I know a woman who has always wanted to be a comedian, but she just never takes that daring first step. But Julia Scott did. At age 63, she did an audition for America’s Got Talent with the brazen declaration: “I want to show people that age has nothing to do with it. You know you don’t stop just because you got gray hair.” Scott made it to the show and advanced to the quarterfinals. Since then, she’s appeared on Comedy Central and Showtime and performs regularly in Atlantic City, Las Vegas, and Reno.
At age 48, Susan Boyle did. In 2009 she sang on Britain’s Got Talent, and in just three weeks, she got 180 million video downloads (source: Cutler). The rest is history. Since she came close to winning Britain’s Got Talent, she has sold millions of records worldwide and is an international star.
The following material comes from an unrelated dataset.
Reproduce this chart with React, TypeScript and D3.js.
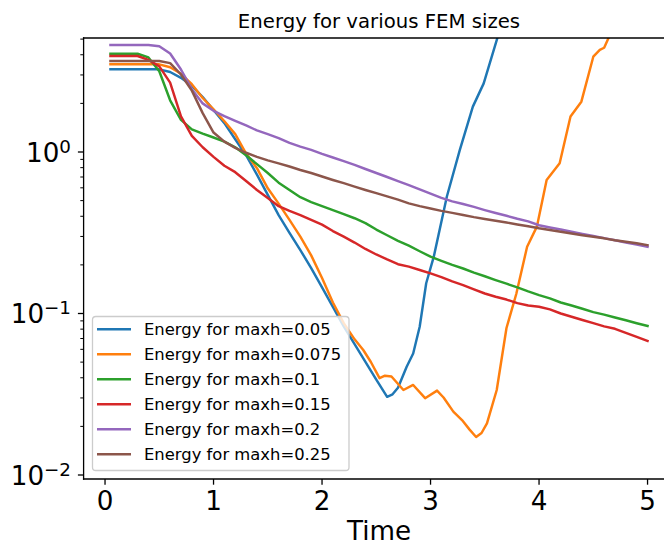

Impossible, you say. Maybe not. When Judy Blum (now Judy Scheindlin) retired from the bench as a family court judge at age 53, she launched the “Judge Judy” television show. Her career as a prosecutor and later a family court judge paved the way for television. In a somewhat different way, Julia Childs ended up with her television show at age 51. After being on public television to promote her “Mastering the Art of French Cooking” book, 27 viewers wrote the station wanting to see more of her. The station did three pilots and subsequently launched “The French Chef.”
You may never expect or want to achieve the kind of fame or success late in life that these women did, and that’s okay. The point is, these incredible women should prove to you that whatever dream you have not yet fulfilled is still viable; that you should never give up on your dream. They have defied the myth, and so can you if you just adopt my philosophy, “It’s never too late; you’re never too old.”